Like Moissanite, a cubic zirconia has a higher dispersion rate than a diamond. In addition, it tends to reflect an orange-tinted light as opposed to the true white that is desirable.

The main difference between cubic zirconia and diamond is the lack of birthmarks or inclusions. This is strikingly evident under a microscope but can also been seen by using a jeweler’s loupe, and sometimes just by eye.

A cubic zirconia does not have the same durability as a diamond, scoring 8/8.5 on the Mohs scale. While it is still a hard material, it is much more likely to chip or shatter than a diamond.

 

White Sapphires

Although beautiful and precious in their own right, white sapphires do not offer the unique sparkle of a diamond.

Their structure means they do not display the same light and dark patterning of a diamond. They will have a blurred appearance and lack the sharp, glittering facets that we see in a diamond.

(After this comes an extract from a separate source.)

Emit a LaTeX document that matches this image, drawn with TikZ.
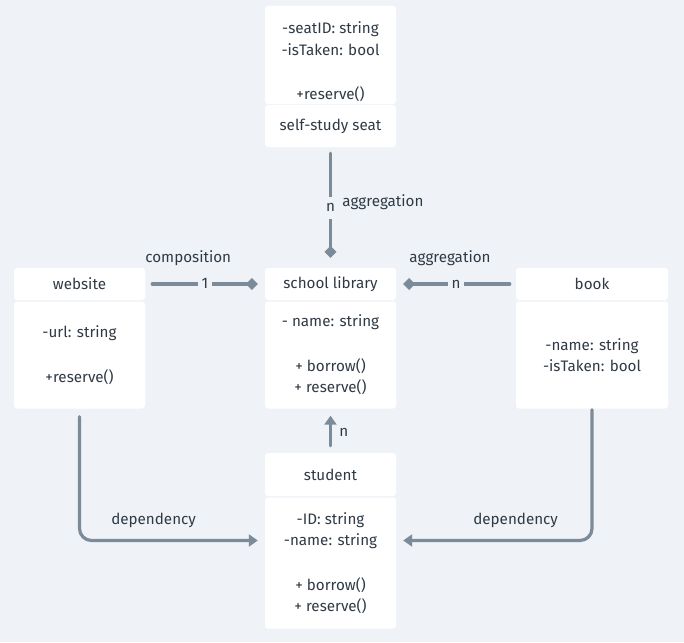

A sapphire does not have the same fire, brilliance, or scintillation as a diamond. Sapphires are usually chosen for their durability (9 on the Mohs Scale), and the clarity of their color. For this reason, a sapphire will have a more glass-like appearance, and will not give the same range of sparkle and light return as a diamond.

 

The Final Word on Real Diamonds

These tests are not old wives’ tales. They are built on foundations of chemistry, physics and an understanding of the unique properties that a diamond possesses.

That said, I would not suggest you take any single test as gospel. Rule out potential fakes with simple tests at home first, but if the result is still unclear, always consult with a diamond expert to get the definitive answer.

Although it may be tricky to tell at first glance, the more you familiarize yourself with the appearance of diamonds, and indeed of their impersonators, the easier it becomes to identify the subtle differences. This is particularly true of larger stones.

Whether beneath the trained eye of an expert, or simply the adoring eye of an enthusiast, one thing is certain: a fake cannot and will never come close to the sparkle of a real diamond.